HM Revenue & Customs tops the list of most-stressed departments as measured by a new analysis of staff responses the latest Civil Service People Survey.
The tax agency was closely followed by the Home Office and the Ministry of Justice – but all were outranked in the stress stakes at sub-department level by Border Force and the Defence Electronics & Components Agency.
Staff at the Attorney General’s Office were the least stressed, according to the new “proxy stress index” metric, which brings together respondents’ answers to eight questions that are already part of the sentiment barometer but which was compiled for the first time in 2018.
The Cabinet Office said the questions on workload, motivation, empowerment, team spirit, and harassment and bullying aligned with the Health & Safety Executive’s stress-management tool.
It said scores for the new index were calculated in a similar manner to the People Survey’s employee-engagement mainstay, often used as shorthand for the civil services “happiest” departments.
The Cabinet Office said the proxy stress index scores were inverted so they served as a measure of factors that added to stress rather than those that alleviated it – and meant that the departments and agencies with the highest scores were indicative of more stressful environments.
HMRC scored 33% based on its 2018 People Survey Results, the Home Office and MoJ scored 32%. At the top of the stress scale, DECA scored 41% and Border Force 38% – the same as the Scottish Prison Service. The AGO scored 17%. The civil service benchmark score was 29%.
Although the stress index is new, the fact that it is based on answers to questions that have been asked in the People Survey since its 2009 inception means that historic scores can be retrospectively pulled together.
Full historic scores for all departments and agencies have yet to be published, however HMRC’s People Survey data suggested its proxy stress index was one point higher than its 2017 score, while the Home Office said its stres index score was one point lower than the previous year. Border Force said its stress index score was down two points on 2017, while the Department for Exiting the European Union said its 26% score was down four points on the previous year.
Despite the lack of full department-by-department data, the Cabinet Office did publish backdated annual benchmarking scores going back to 2009. Surprisingly, the figures suggest that stress levels – at least as measured by the index – have never been lower.

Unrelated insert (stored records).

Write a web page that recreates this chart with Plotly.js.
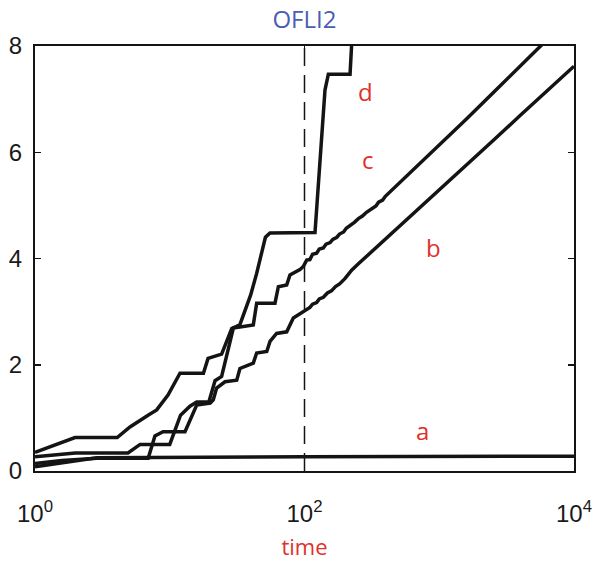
<!DOCTYPE html>
<html>
<head>
<meta charset="utf-8">
<script src="https://cdn.plot.ly/plotly-3.0.1.min.js"></script>
<style>html,body{margin:0;padding:0;background:#fff;}#chart{width:597px;height:562px;}</style>
</head>
<body>
<div id="chart"></div>
<script>
// log10(time) and OFLI2 values
const aLogT = [0, 0.2, 0.46, 2.0, 4.0];
const aVal  = [0.08, 0.15, 0.25, 0.27, 0.28];

const bLogT = [0, 0.2, 0.46, 0.84, 0.89, 0.95, 1.113, 1.20, 1.30, 1.323, 1.348, 1.41, 1.497, 1.521, 1.62, 1.645, 1.72, 1.744, 1.793, 1.868, 1.917, 1.991,
  2.01, 2.04, 2.06, 2.09, 2.11, 2.14, 2.17, 2.20, 2.23, 2.26, 2.30, 2.35, 2.40, 2.50, 2.60, 2.80, 3.00, 3.20, 3.40, 3.60, 3.80, 4.00];
const bVal  = [0.14, 0.20, 0.24, 0.24, 0.66, 0.74, 0.74, 1.24, 1.28, 1.34, 1.56, 1.68, 1.71, 1.93, 2.03, 2.22, 2.25, 2.44, 2.59, 2.62, 2.88, 3.00,
  3.05, 3.08, 3.14, 3.17, 3.24, 3.27, 3.35, 3.39, 3.47, 3.52, 3.62, 3.78, 3.90, 4.13, 4.36, 4.82, 5.28, 5.74, 6.22, 6.69, 7.15, 7.62];

const cLogT = [0, 0.30, 0.69, 0.78, 1.0, 1.08, 1.15, 1.20, 1.29, 1.336, 1.385, 1.435, 1.472, 1.62, 1.645, 1.781, 1.806, 1.868, 1.892, 1.966, 1.991, 2.016,
  2.04, 2.06, 2.09, 2.11, 2.14, 2.16, 2.19, 2.21, 2.24, 2.26, 2.29, 2.31, 2.34, 2.37, 2.40, 2.43, 2.46, 2.50, 2.53, 2.55, 2.58, 2.60, 2.65, 2.70, 2.80, 2.90, 3.00, 3.20, 3.40, 3.60, 3.76, 3.80];
const cVal  = [0.27, 0.34, 0.34, 0.50, 0.50, 1.05, 1.22, 1.30, 1.30, 1.70, 1.78, 2.34, 2.69, 2.75, 3.16, 3.16, 3.47, 3.50, 3.69, 3.79, 3.85, 3.97,
  3.98, 4.08, 4.10, 4.18, 4.20, 4.27, 4.30, 4.36, 4.40, 4.46, 4.50, 4.57, 4.62, 4.68, 4.75, 4.80, 4.87, 4.94, 4.99, 5.06, 5.10, 5.17, 5.29, 5.41, 5.64, 5.88, 6.12, 6.62, 7.12, 7.62, 8.02, 8.12];

const dLogT = [0, 0.297, 0.61, 0.705, 0.839, 0.903, 0.987, 1.076, 1.25, 1.284, 1.385, 1.46, 1.52, 1.56, 1.60, 1.645, 1.683, 1.71, 1.744, 2.065, 2.078, 2.152, 2.165, 2.177, 2.338, 2.350, 2.36];
const dVal  = [0.35, 0.63, 0.63, 0.83, 1.05, 1.15, 1.43, 1.84, 1.84, 2.12, 2.20, 2.68, 2.75, 3.03, 3.31, 3.72, 4.16, 4.40, 4.48, 4.48, 4.49, 7.17, 7.30, 7.47, 7.47, 8.0, 8.5];

const markerTime = [100, 100];
const markerVal = [0, 8];

const curveLabels = ['a', 'b', 'c', 'd'];
const labelLogT = [2.872, 2.954, 2.472, 2.456];
const labelVal = [0.77, 4.20, 5.86, 7.14];

const xTickVals = [1, 100, 10000];
const xTickText = ['10<sup>0</sup>', '10<sup>2</sup>', '10<sup>4</sup>'];
const yTickVals = [0, 2, 4, 6, 8];

const toT = arr => arr.map(v => Math.pow(10, v));
const lineStyle = {color: '#141414', width: 3.5};

const traces = [
  {x: markerTime, y: markerVal, mode: 'lines', line: {color: '#141414', width: 1.5, dash: '18px,9px'}},
  {x: toT(aLogT), y: aVal, mode: 'lines', line: lineStyle},
  {x: toT(bLogT), y: bVal, mode: 'lines', line: lineStyle},
  {x: toT(cLogT), y: cVal, mode: 'lines', line: lineStyle},
  {x: toT(dLogT), y: dVal, mode: 'lines', line: lineStyle}
];

const annotations = curveLabels.map((t, i) => ({
  x: labelLogT[i], y: labelVal[i], xref: 'x', yref: 'y', text: t, showarrow: false,
  font: {family: 'Open Sans, Liberation Sans, sans-serif', size: 24, color: '#e0302a'}
}));

const layout = {
  width: 597, height: 562,
  margin: {l: 35, r: 23, t: 46, b: 91},
  paper_bgcolor: '#fff', plot_bgcolor: '#fff',
  showlegend: false,
  title: {text: 'OFLI2', x: 0.51, xanchor: 'center', y: 0.965, yanchor: 'middle',
    font: {family: 'Open Sans, Liberation Sans, sans-serif', size: 24, color: '#4a5db4'}},
  xaxis: {
    type: 'log', range: [0, 4], tickvals: xTickVals, ticktext: xTickText,
    ticks: 'inside', ticklen: 6, tickwidth: 1.5, tickcolor: '#141414',
    showline: true, linecolor: '#141414', linewidth: 2, mirror: 'ticks',
    showgrid: false, zeroline: false,
    tickfont: {family: 'Liberation Sans, Arial, sans-serif', size: 24, color: '#1a1a1a'},
    ticklabelstandoff: 20,
    title: {text: 'time', standoff: 14, font: {family: 'Open Sans, Liberation Sans, sans-serif', size: 22, color: '#e0302a'}}
  },
  yaxis: {
    range: [0, 8], tickvals: yTickVals,
    ticks: 'inside', ticklen: 6, tickwidth: 1.5, tickcolor: '#141414',
    showline: true, linecolor: '#141414', linewidth: 2, mirror: 'ticks',
    showgrid: false, zeroline: false,
    tickfont: {family: 'Liberation Sans, Arial, sans-serif', size: 24, color: '#1a1a1a'},
    ticklabelstandoff: 6
  },
  annotations: annotations
};

Plotly.newPlot('chart', traces, layout, {displayModeBar: false, staticPlot: true});
</script>
</body>
</html>
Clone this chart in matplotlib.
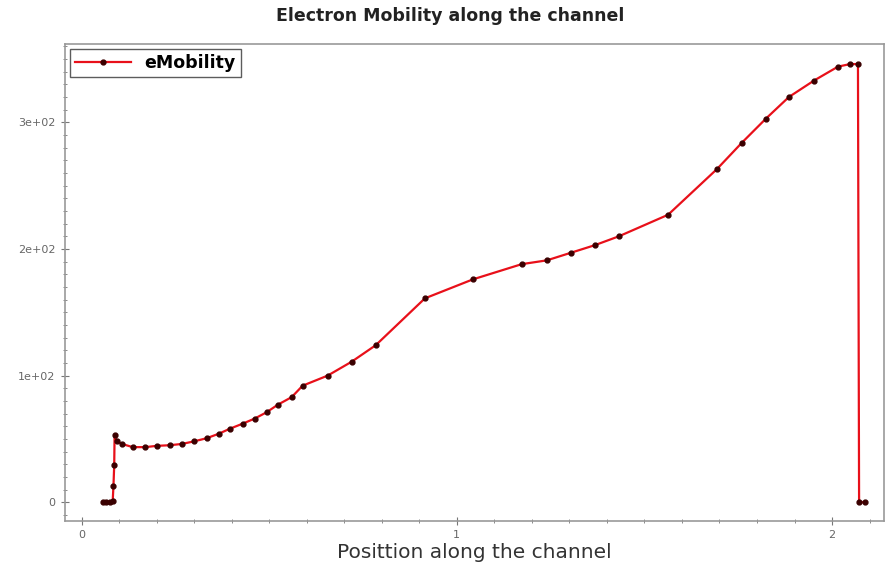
import matplotlib
matplotlib.use('Agg')
import matplotlib.pyplot as plt
from matplotlib.ticker import MultipleLocator, FixedFormatter, FixedLocator

# position along the channel and electron mobility
position = [0.056, 0.065, 0.075, 0.083, 0.085, 0.087, 0.088, 0.095, 0.108, 0.136,
            0.170, 0.200, 0.235, 0.267, 0.299, 0.333, 0.365, 0.395, 0.429, 0.461,
            0.493, 0.523, 0.560, 0.589, 0.656, 0.720, 0.784, 0.915, 1.043, 1.173,
            1.240, 1.304, 1.368, 1.432, 1.563, 1.693, 1.760, 1.824, 1.885, 1.952,
            2.016, 2.048, 2.069, 2.072, 2.088]
mobility = [0, 0, 0, 1, 13, 29, 53, 48, 46, 43.5,
            43.5, 44.5, 45, 46, 48, 50.5, 54, 58, 62, 66,
            71, 77, 83, 92, 100, 111, 124, 161, 176, 188,
            191, 197, 203, 210, 227, 263, 284, 303, 320, 333,
            344, 346, 346, 0, 0]
xticks = [0, 1, 2]
yticks = [0, 100, 200, 300]
ytick_labels = ['0', '1e+02', '2e+02', '3e+02']

fig = plt.figure(figsize=(8.86, 5.69), dpi=100)
ax = fig.add_axes([0.073, 0.084, 0.925, 0.839])

ax.plot(position, mobility, color='#e8101a', lw=1.6, marker='o', ms=3.5,
        mfc='#3a0000', mec='#3a0000', label='eMobility')

ax.set_xlim(-0.045, 2.139)
ax.set_ylim(-15, 362)
ax.xaxis.set_major_locator(FixedLocator(xticks))
ax.xaxis.set_minor_locator(MultipleLocator(0.1))
ax.yaxis.set_major_locator(FixedLocator(yticks))
ax.yaxis.set_major_formatter(FixedFormatter(ytick_labels))
ax.yaxis.set_minor_locator(MultipleLocator(10))
ax.tick_params(which='both', direction='inout', colors='#777777', labelcolor='#666666', labelsize=8)
ax.tick_params(which='major', length=6)
ax.tick_params(which='minor', length=3)
for s in ax.spines.values():
    s.set_color('#999999')
    s.set_linewidth(1.2)

fig.suptitle('Electron Mobility along the channel', x=0.508, y=0.988, fontsize=12.5,
             fontweight='bold', color='#222222')
ax.set_xlabel('Posittion along the channel', fontsize=14.5, color='#333333', labelpad=2)

leg = ax.legend(loc='upper left', frameon=True, fancybox=False,
                borderaxespad=0.3, handlelength=3.2, borderpad=0.3,
                prop={'weight': 'bold', 'size': 12.5})
leg.get_frame().set_edgecolor('#333333')
leg.get_frame().set_linewidth(1.0)

fig.savefig('out.png', dpi=100)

The measure appears to show that the coalition government’s 2010 ascension to power was a much more stressful period for civil servants than the runup to the EU referendum and its aftermath.
The benchmark was 31% based on 2009’s People Survey results, but spiked to 38% the following year. It stayed at 30% for each subsequent year to 2016 – with the exception of 2013, when it rose to 31%. The proxy index was 29% in both 2017 and 2018.
Relatively flat levels of stress appear to be at odds with recent findings on anxiety and stress reported by civil service health and wellbeing champion Jonathan Jones and members of the FDA union.
In addition to the new proxy stress index, the Cabinet Office’s People Survey team also produced a “PERMA Index” for the first time in 2018, which aims to show the extent to which staff feel they are “flourishing”.
Based the work of US psychologist Martin Seligman, the PERMA model brings together five core elements of wellbeing and happiness with the acronym drawn from “positive emotion”, “engagement”, “relationships”, “meaning” and “accomplishment”.
The People Survey version uses responses to five questions that best reflect those sentiments in relation to civil servants’ attitude to their work, and ranks departments accordingly.
Of all departments, HMRC ranked the lowest in 2018 with a score of 70%, the AGO ranked the highest with a score of 81% – mirroring the findings of the 2018 People Survey's engagement index.
The Welsh Revenue Authority had the highest score of any listed agency, with 84%; DECA had the lowest: 66%.
While the civil service's benchmark engagement index score has increased year-on-year since 2015, the same was not the case for the PERMA Index.
The pan-civil service historic data suggested that PERMA Index benchmark dropped from 75% in 2017 to 74% last year after rising from 72% to 73% between 2012 and 2016. Scores for 2009, 2010 and 2011 were not available.